AS I write this, on a cold January day I have been contemplating some remote places in Scotland that I was able to visit during a complicated life. The subject of this article is therefore the most northerly of three church buildings in the parish of Northmavine, in the extreme north of mainland Shetland, which I first saw more than forty years ago.

I am moved to choose this building having read of the award to the Very Rev Professor Iain Torrance of a knighthood in the New Year’s Honours List, for it was to this remote part of a remote island group that Iain went as his first ministerial appointment.

Before oil-related improvement of Shetland roads Northmavine was almost unimaginably isolated.

The parish church of Northmavine is at Hillswick, on its west coast, with two small churches on the east coast, at Ollaberry and at North Roe, two tiny villages. North Roe is near the end of the spine road that runs up the Mainland.

Beyond that in 1976 was an abandoned road that led north to a fishing station at Fethaland.
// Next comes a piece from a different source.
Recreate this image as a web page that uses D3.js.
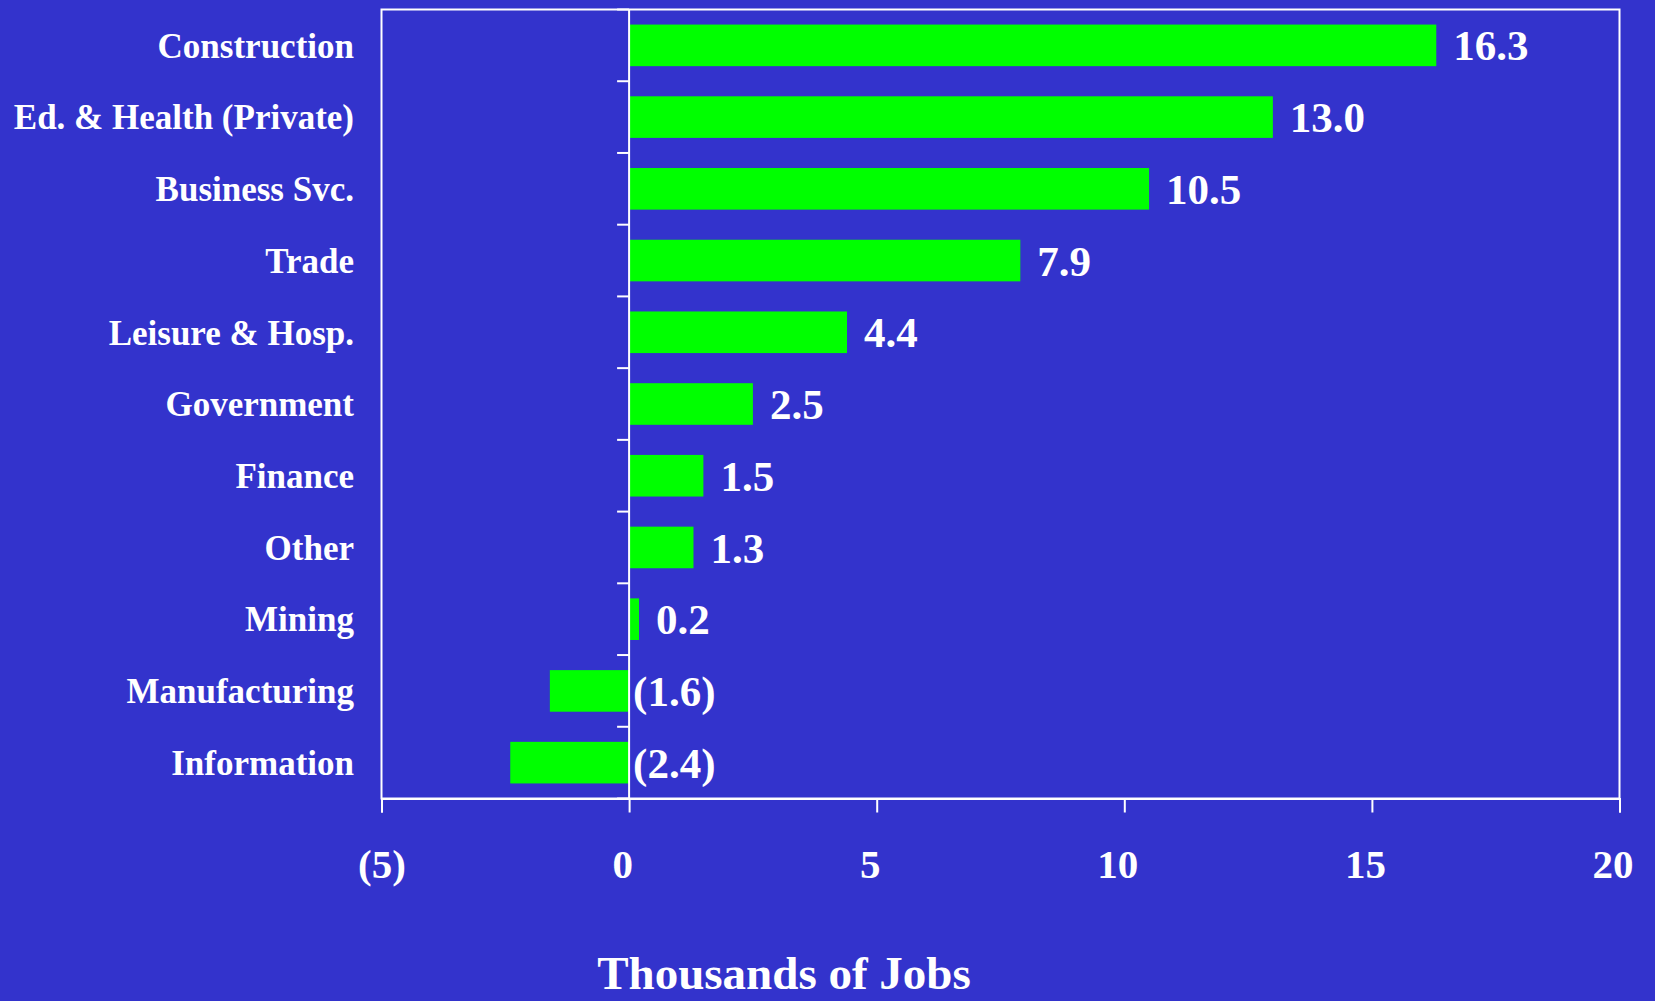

From this in 19th-century summers local crofters conducted the ‘Haaf’ fishing, with baited lines from open boats – ‘yoles’. The gutted fish were split and dried in the sun and exported to countries like Portugal.

I never saw Fethaland, but did see another such fishing station on the west side of the parish which I last saw in a January gale, with the wind and waves attacking its ruins with primitive savagery.

But, harsh living conditions in remote places often beget a strong sense of mutual caring and sharing.

I am mindful of Our Lord’s call to fishermen to become the bedrock of His Church, of His personal experience of storms seen from an open boat, of the miraculous draught of fishes. I sometimes speculate that Jesus, the carpenter’s son, may have been a ‘ship’s carpenter’ (boatbuilder) before the start of His earthly ministry, and through that knew the men he chose. Certainly, he knew how fishermen risk their lives when they go to sea, and their absolute reliance on each other.

This comes forcibly to mind when contemplating Northmavine, described in the late 19th century as having ‘nearly everywhere a bold and rock-bound coast…engirdled by skerries, towering islets and fantastically-outlined rocks’.

The little mission churches at Ollaberry and North Roe are another part of life beside a threatening sea. For fishermen’s wives and families share in the risks that their husbands, sons and sweethearts experience, and the comfort of the Holy Spirit that they found in worship in these little churches would have been integral to lives lived in difficult circumstances.

Recently I have compared the ‘visible church’ with the Jesus whose garment was touched by the woman whose haemorrhage was thereby healed, and, too, with the concept of the Church as a ‘well of living water’ from which all can draw to satisfy their spiritual thirsts. I am utterly convinced that as the national church the Church of Scotland needs to keep church buildings open, especially at a time when more and more people are suff ering spiritual deprivation because of the rise of secularism, which has so little to offer its devotees.

These thoughts may seem a long way from the north of mainland Shetland, its extremes of isolation and of weather, its dark winters, its threatening coasts, but I don’t see it like that. It is in places like North Roe that the ‘visible church’ needs to be, so that it can provide the light of the Spirit, and add the flavour that comes from being the salt for all.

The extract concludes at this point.